▸ STATED GOAL: Copy the data below exactly, omitting any picture it contains.

▸ SUPPLIED DATA:

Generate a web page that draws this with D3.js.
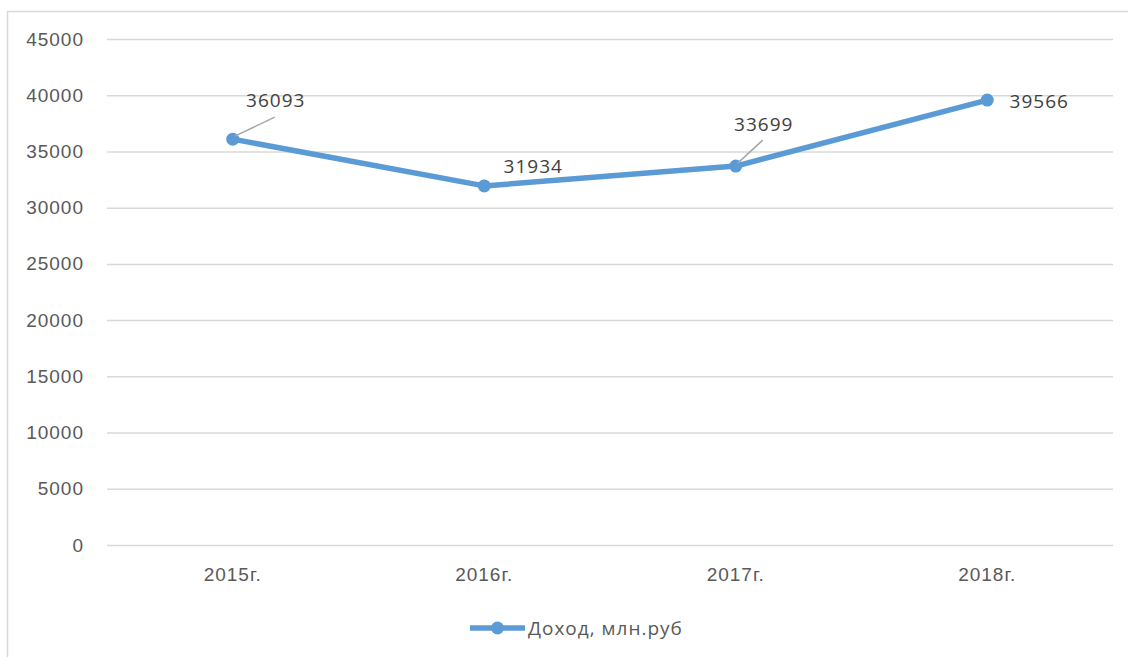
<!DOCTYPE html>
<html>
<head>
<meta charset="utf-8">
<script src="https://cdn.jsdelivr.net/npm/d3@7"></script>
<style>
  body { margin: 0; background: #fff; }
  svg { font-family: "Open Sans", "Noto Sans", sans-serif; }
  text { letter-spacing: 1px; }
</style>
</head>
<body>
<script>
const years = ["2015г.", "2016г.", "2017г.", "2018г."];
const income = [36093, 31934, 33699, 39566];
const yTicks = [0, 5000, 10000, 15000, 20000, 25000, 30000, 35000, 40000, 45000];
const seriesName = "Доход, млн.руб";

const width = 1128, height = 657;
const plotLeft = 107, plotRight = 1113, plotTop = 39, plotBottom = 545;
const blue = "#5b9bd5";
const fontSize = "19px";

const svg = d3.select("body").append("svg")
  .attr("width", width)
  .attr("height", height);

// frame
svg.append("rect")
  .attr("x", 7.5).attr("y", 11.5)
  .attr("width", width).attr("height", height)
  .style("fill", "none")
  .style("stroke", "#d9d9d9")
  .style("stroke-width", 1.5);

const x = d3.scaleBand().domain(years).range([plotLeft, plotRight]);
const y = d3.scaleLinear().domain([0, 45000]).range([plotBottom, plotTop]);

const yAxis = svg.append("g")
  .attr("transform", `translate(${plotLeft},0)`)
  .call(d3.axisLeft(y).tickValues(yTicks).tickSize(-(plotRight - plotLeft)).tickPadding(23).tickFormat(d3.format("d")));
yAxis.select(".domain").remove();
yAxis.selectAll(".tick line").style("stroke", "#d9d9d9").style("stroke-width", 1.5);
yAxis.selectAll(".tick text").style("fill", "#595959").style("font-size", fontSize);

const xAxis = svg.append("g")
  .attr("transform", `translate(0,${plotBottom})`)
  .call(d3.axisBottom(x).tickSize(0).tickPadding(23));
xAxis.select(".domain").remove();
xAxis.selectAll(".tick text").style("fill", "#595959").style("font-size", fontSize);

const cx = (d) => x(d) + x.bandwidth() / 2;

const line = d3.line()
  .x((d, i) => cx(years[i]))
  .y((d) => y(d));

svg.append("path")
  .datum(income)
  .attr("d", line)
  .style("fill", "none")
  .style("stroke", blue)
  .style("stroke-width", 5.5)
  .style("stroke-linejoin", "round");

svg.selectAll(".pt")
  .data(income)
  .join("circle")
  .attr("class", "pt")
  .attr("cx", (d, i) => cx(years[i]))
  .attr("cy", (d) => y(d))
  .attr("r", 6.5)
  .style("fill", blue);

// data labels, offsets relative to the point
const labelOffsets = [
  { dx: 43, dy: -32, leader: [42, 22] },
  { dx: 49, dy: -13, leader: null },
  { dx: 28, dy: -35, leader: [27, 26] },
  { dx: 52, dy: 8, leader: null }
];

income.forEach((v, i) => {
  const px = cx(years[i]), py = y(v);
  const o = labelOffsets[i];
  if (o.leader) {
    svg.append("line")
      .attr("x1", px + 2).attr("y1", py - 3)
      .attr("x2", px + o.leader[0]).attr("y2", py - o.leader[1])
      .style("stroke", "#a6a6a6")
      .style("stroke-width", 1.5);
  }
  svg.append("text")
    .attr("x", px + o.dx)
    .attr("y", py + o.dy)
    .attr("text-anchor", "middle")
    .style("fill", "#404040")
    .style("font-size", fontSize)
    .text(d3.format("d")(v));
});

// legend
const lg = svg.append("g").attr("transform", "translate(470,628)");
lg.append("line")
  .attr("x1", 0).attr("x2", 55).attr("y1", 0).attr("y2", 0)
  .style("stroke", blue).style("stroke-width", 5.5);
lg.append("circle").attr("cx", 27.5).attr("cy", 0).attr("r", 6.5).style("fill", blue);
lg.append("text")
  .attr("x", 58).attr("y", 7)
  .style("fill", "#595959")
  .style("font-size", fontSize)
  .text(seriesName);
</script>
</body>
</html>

▸ SOLUTION TO THIS PROBLEM:
Generate a web page that draws this with D3.js.
<!DOCTYPE html>
<html>
<head>
<meta charset="utf-8">
<script src="https://cdn.jsdelivr.net/npm/d3@7"></script>
<style>
  body { margin: 0; background: #fff; }
  svg { font-family: "Open Sans", "Noto Sans", sans-serif; }
  text { letter-spacing: 1px; }
</style>
</head>
<body>
<script>
const years = ["2015г.", "2016г.", "2017г.", "2018г."];
const income = [36093, 31934, 33699, 39566];
const yTicks = [0, 5000, 10000, 15000, 20000, 25000, 30000, 35000, 40000, 45000];
const seriesName = "Доход, млн.руб";

const width = 1128, height = 657;
const plotLeft = 107, plotRight = 1113, plotTop = 39, plotBottom = 545;
const blue = "#5b9bd5";
const fontSize = "19px";

const svg = d3.select("body").append("svg")
  .attr("width", width)
  .attr("height", height);

// frame
svg.append("rect")
  .attr("x", 7.5).attr("y", 11.5)
  .attr("width", width).attr("height", height)
  .style("fill", "none")
  .style("stroke", "#d9d9d9")
  .style("stroke-width", 1.5);

const x = d3.scaleBand().domain(years).range([plotLeft, plotRight]);
const y = d3.scaleLinear().domain([0, 45000]).range([plotBottom, plotTop]);

const yAxis = svg.append("g")
  .attr("transform", `translate(${plotLeft},0)`)
  .call(d3.axisLeft(y).tickValues(yTicks).tickSize(-(plotRight - plotLeft)).tickPadding(23).tickFormat(d3.format("d")));
yAxis.select(".domain").remove();
yAxis.selectAll(".tick line").style("stroke", "#d9d9d9").style("stroke-width", 1.5);
yAxis.selectAll(".tick text").style("fill", "#595959").style("font-size", fontSize);

const xAxis = svg.append("g")
  .attr("transform", `translate(0,${plotBottom})`)
  .call(d3.axisBottom(x).tickSize(0).tickPadding(23));
xAxis.select(".domain").remove();
xAxis.selectAll(".tick text").style("fill", "#595959").style("font-size", fontSize);

const cx = (d) => x(d) + x.bandwidth() / 2;

const line = d3.line()
  .x((d, i) => cx(years[i]))
  .y((d) => y(d));

svg.append("path")
  .datum(income)
  .attr("d", line)
  .style("fill", "none")
  .style("stroke", blue)
  .style("stroke-width", 5.5)
  .style("stroke-linejoin", "round");

svg.selectAll(".pt")
  .data(income)
  .join("circle")
  .attr("class", "pt")
  .attr("cx", (d, i) => cx(years[i]))
  .attr("cy", (d) => y(d))
  .attr("r", 6.5)
  .style("fill", blue);

// data labels, offsets relative to the point
const labelOffsets = [
  { dx: 43, dy: -32, leader: [42, 22] },
  { dx: 49, dy: -13, leader: null },
  { dx: 28, dy: -35, leader: [27, 26] },
  { dx: 52, dy: 8, leader: null }
];

income.forEach((v, i) => {
  const px = cx(years[i]), py = y(v);
  const o = labelOffsets[i];
  if (o.leader) {
    svg.append("line")
      .attr("x1", px + 2).attr("y1", py - 3)
      .attr("x2", px + o.leader[0]).attr("y2", py - o.leader[1])
      .style("stroke", "#a6a6a6")
      .style("stroke-width", 1.5);
  }
  svg.append("text")
    .attr("x", px + o.dx)
    .attr("y", py + o.dy)
    .attr("text-anchor", "middle")
    .style("fill", "#404040")
    .style("font-size", fontSize)
    .text(d3.format("d")(v));
});

// legend
const lg = svg.append("g").attr("transform", "translate(470,628)");
lg.append("line")
  .attr("x1", 0).attr("x2", 55).attr("y1", 0).attr("y2", 0)
  .style("stroke", blue).style("stroke-width", 5.5);
lg.append("circle").attr("cx", 27.5).attr("cy", 0).attr("r", 6.5).style("fill", blue);
lg.append("text")
  .attr("x", 58).attr("y", 7)
  .style("fill", "#595959")
  .style("font-size", fontSize)
  .text(seriesName);
</script>
</body>
</html>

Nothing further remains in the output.